The key word there is “structured.” The teams that got both speed and quality weren’t just handing AI tools to developers and hoping for the best. They built three layers of protection around the speed:
- Automated testing. Every piece of code — whether AI-generated or human-written — gets tested automatically before it reaches your users. Tests catch bugs that both humans and AI miss. This is non-negotiable in AI-assisted development.
- Human code review. A senior developer reviews AI-generated code the same way they’d review a junior developer’s work. They check for subtle issues the AI might introduce: security gaps, performance problems, or code that works today but creates headaches tomorrow.
- Clear boundaries. The best teams know where AI helps and where it doesn’t. Business logic, security-sensitive code, and architectural decisions still need human judgment. AI handles the repetitive work so developers can focus on the parts that require real expertise.
This connects directly to what we discussed in our previous post about AI coding assistants: experienced developers saw productivity gains of 50-80%, while junior developers actually got slower. The difference isn’t the tool — it’s the person using it and the process around it. We’ll explore why team experience matters so much in an upcoming post in this series.
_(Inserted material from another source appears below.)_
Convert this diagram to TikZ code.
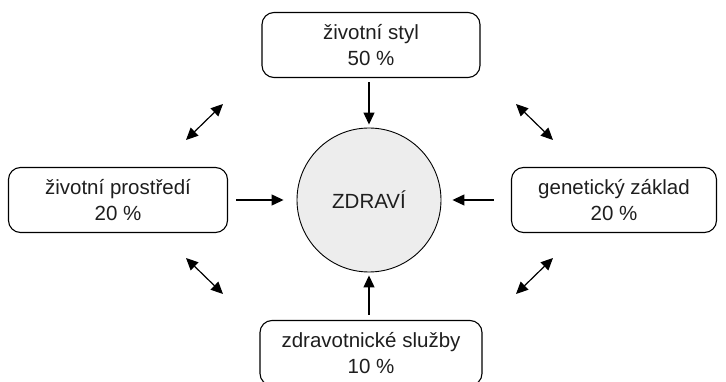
\documentclass[tikz,border=0pt]{standalone}
\usepackage{fontspec}
\setmainfont{Liberation Sans}
\usetikzlibrary{arrows.meta}
\definecolor{txt}{HTML}{1E1E1E}
\definecolor{cfill}{HTML}{EDEDED}
\begin{document}
\begin{tikzpicture}[x=1pt,y=-1pt,
  factor/.style={draw=black, line width=1.1pt, rounded corners=12pt, minimum width=218pt, minimum height=65pt, align=center, font=\fontsize{20.5}{26}\selectfont, text=txt, inner sep=0pt},
  arr/.style={line width=1.2pt, -{Triangle[length=12pt,width=11pt]}},
  darr/.style={line width=1.2pt, {Triangle[length=12pt,width=11pt]}-{Triangle[length=12pt,width=11pt]}}]
\useasboundingbox (0,0) rectangle (726,382);
\node[factor] (styl) at (371,45) {životní styl\\50 \%};
\node[factor, minimum width=219pt] (prost) at (118,200) {životní prostředí\\20 \%};
\node[factor, minimum width=205pt] (gen) at (614,200) {genetický základ\\20 \%};
\node[factor, minimum width=222pt] (sluz) at (371,353) {zdravotnické služby\\10 \%};
\node[circle, draw=black, line width=0.9pt, fill=cfill, minimum size=144pt, inner sep=0pt, font=\fontsize{20.5}{26}\selectfont, text=txt] (zdr) at (369,200) {ZDRAVÍ};
% straight arrows
\draw[arr, shorten <=4pt, shorten >=3pt] (styl.south -| zdr) -- (zdr.north);
\draw[arr, shorten <=5pt, shorten >=3pt] (sluz.north -| zdr) -- (zdr.south);
\draw[arr, shorten <=8pt, shorten >=13pt] (prost.east) -- (zdr.west);
\draw[arr, shorten <=17pt, shorten >=11pt] (gen.west) -- (zdr.east);
% double arrows
\coordinate (tl1) at (186,140); \coordinate (tl2) at (223,104);
\coordinate (tr1) at (516,104); \coordinate (tr2) at (553,140);
\coordinate (bl1) at (186,258); \coordinate (bl2) at (223,294);
\coordinate (br1) at (553,258); \coordinate (br2) at (516,294);
\draw[darr] (tl1) -- (tl2);
\draw[darr] (tr1) -- (tr2);
\draw[darr] (bl1) -- (bl2);
\draw[darr] (br1) -- (br2);
\end{tikzpicture}
\end{document}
What this means for your web project
If your development team or agency uses AI tools, the question isn’t whether AI speeds things up. It does. The question is whether they’ve built the quality infrastructure to match that speed.
Here are three things to look for:
- Testing is automated, not optional. If the team doesn’t have automated tests running on every code change, AI-generated code is going live unchecked. That’s a risk you don’t want.
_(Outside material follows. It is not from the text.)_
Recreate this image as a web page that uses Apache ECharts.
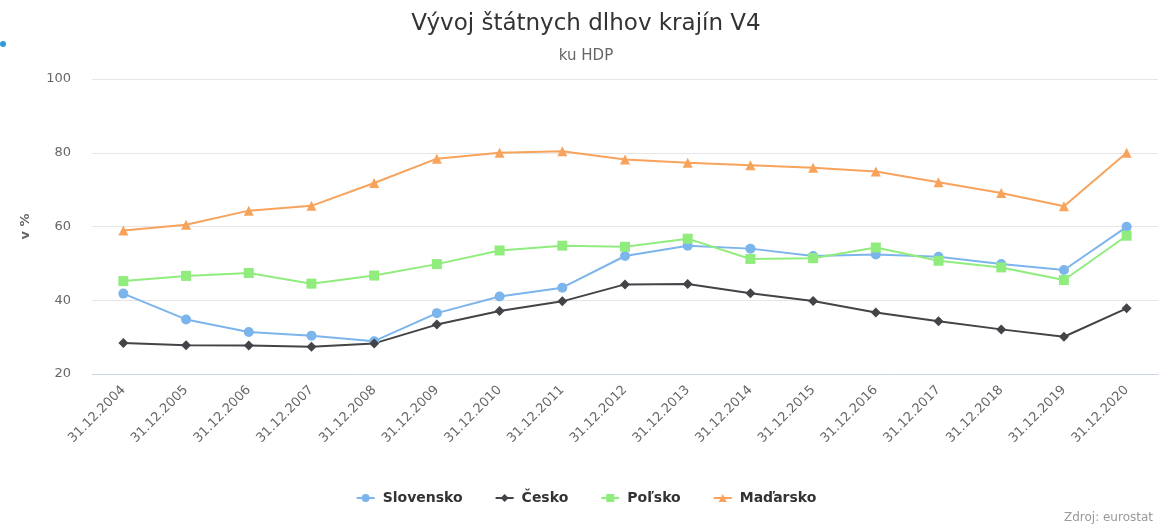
<!DOCTYPE html>
<html>
<head>
<meta charset="utf-8">
<script src="https://cdn.jsdelivr.net/npm/echarts@6/dist/echarts.min.js"></script>
<style>
  html, body { margin: 0; padding: 0; background: #fff; }
  #chart { width: 1172px; height: 532px; }
</style>
</head>
<body>
<div id="chart"></div>
<script>
const categories = [
  "31.12.2004", "31.12.2005", "31.12.2006", "31.12.2007", "31.12.2008",
  "31.12.2009", "31.12.2010", "31.12.2011", "31.12.2012", "31.12.2013",
  "31.12.2014", "31.12.2015", "31.12.2016", "31.12.2017", "31.12.2018",
  "31.12.2019", "31.12.2020"
];
const slovensko = [41.8, 34.8, 31.4, 30.4, 28.9, 36.5, 41.0, 43.4, 52.0, 54.8, 54.0, 52.0, 52.4, 51.8, 49.8, 48.2, 59.9];
const cesko = [28.4, 27.8, 27.7, 27.4, 28.3, 33.4, 37.1, 39.7, 44.3, 44.4, 41.9, 39.8, 36.7, 34.3, 32.1, 30.1, 37.8];
const polsko = [45.2, 46.6, 47.4, 44.5, 46.7, 49.8, 53.5, 54.8, 54.5, 56.7, 51.2, 51.4, 54.3, 50.7, 48.9, 45.5, 57.5];
const madarsko = [58.9, 60.5, 64.3, 65.6, 71.8, 78.4, 80.0, 80.4, 78.2, 77.3, 76.6, 75.9, 74.9, 72.0, 69.1, 65.5, 80.0];

const fontFamily = '"DejaVu Sans", Verdana, sans-serif';

function lineSeries(name, data, color, symbol) {
  return {
    name: name,
    type: "line",
    data: data,
    symbol: symbol,
    symbolSize: 10,
    showSymbol: true,
    color: color,
    lineStyle: { width: 2, color: color },
    itemStyle: { color: color },
  };
}

const chart = echarts.init(document.getElementById("chart"));
chart.setOption({
  animation: false,
  backgroundColor: "#fff",
  textStyle: { fontFamily: fontFamily },
  title: [
    {
      text: "Vývoj štátnych dlhov krajín V4",
      subtext: "ku HDP",
      left: "center",
      top: 8,
      itemGap: 13,
      textStyle: { fontSize: 23, fontWeight: "normal", color: "#333" },
      subtextStyle: { fontSize: 15, color: "#666" },
    },
    {
      text: "Zdroj: eurostat",
      right: 14,
      bottom: 3,
      textStyle: { fontSize: 12, fontWeight: "normal", color: "#999" },
    },
  ],
  graphic: [
    {
      type: "circle",
      shape: { cx: 3, cy: 44, r: 3 },
      style: { fill: "#2f9bd8" },
    },
  ],
  legend: {
    bottom: 22,
    left: "center",
    itemGap: 32,
    itemWidth: 18,
    itemHeight: 10,
    textStyle: { fontSize: 14, fontWeight: "bold", color: "#333", padding: [0, 0, 0, 3] },
    data: ["Slovensko", "Česko", "Poľsko", "Maďarsko"],
  },
  grid: {
    left: 92,
    right: 14,
    top: 79,
    bottom: 158,
  },
  xAxis: {
    type: "category",
    data: categories,
    boundaryGap: true,
    axisLine: { lineStyle: { color: "#ccd6eb" } },
    axisTick: { show: false },
    axisLabel: {
      rotate: 45,
      margin: 14,
      color: "#666",
      fontSize: 13,
      interval: 0,
    },
  },
  yAxis: {
    type: "value",
    min: 20,
    max: 100,
    interval: 20,
    name: "v %",
    nameLocation: "middle",
    nameGap: 60,
    nameRotate: 90,
    nameTextStyle: { color: "#666", fontSize: 13, fontWeight: "bold" },
    axisLine: { show: false },
    axisTick: { show: false },
    axisLabel: { color: "#666", fontSize: 13, margin: 21 },
    splitLine: { lineStyle: { color: "#e6e6e6" } },
  },
  series: [
    lineSeries("Slovensko", slovensko, "#7cb5ec", "circle"),
    lineSeries("Česko", cesko, "#434348", "diamond"),
    lineSeries("Poľsko", polsko, "#90ed7d", "rect"),
    lineSeries("Maďarsko", madarsko, "#f7a35c", "triangle"),
  ],
});
</script>
</body>
</html>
- Code review includes AI output. AI-generated code should face the same review process as human-written code. If anything, it deserves more scrutiny, not less.
- Experienced developers lead the work. AI amplifies skill. A senior developer with AI tools delivers exceptional results. An inexperienced team with AI tools delivers fast problems. Ask about who’s actually building your project.
We’ll dig deeper into the specific questions worth asking in our next post: “5 Questions to Ask Your Web Agency About AI.” But the principle is simple: speed is a competitive advantage, but only when it’s paired with discipline.
AI-assisted development done right means your web project gets delivered faster without the hidden costs of rework, bugs, and technical debt. That’s the standard we hold ourselves to, and it’s what you should expect from any team building with AI tools.
Ready to start a project with a team that moves fast and builds right? Let’s talk about yours.
Frequently asked questions about AI development speed and quality
Does AI-generated code have more bugs?
It depends entirely on the process around it. Unreviewed AI code can introduce subtle bugs — a January 2024 study found that AI-assisted code churn (throwaway code) is rising sharply. But teams with proper testing and code review see equal or better quality compared to fully manual development. The tool doesn’t determine quality; the process does.
How do development teams maintain quality when using AI tools?
Three ways: automated testing that runs on every code change, human code review by experienced developers, and clear guidelines about where AI should and shouldn’t be used. When all three are in place, teams consistently get speed gains without quality trade-offs.
Will AI make my web project cheaper?
It can reduce development time, which often translates to lower costs — but it’s not a guarantee. The real savings come from faster iteration and fewer rework cycles, not from cutting team size or skipping quality steps. A smaller, experienced team using AI tools well typically delivers better value than a larger team without them.
Should I worry about AI cutting corners on my project?
Worry about the team’s process, not the tools themselves. AI doesn’t cut corners — teams without proper quality controls do. Ask your agency how they test AI-generated code, who reviews it, and what their quality benchmarks look like. Transparency on these points is a strong signal that speed isn’t coming at your project’s expense.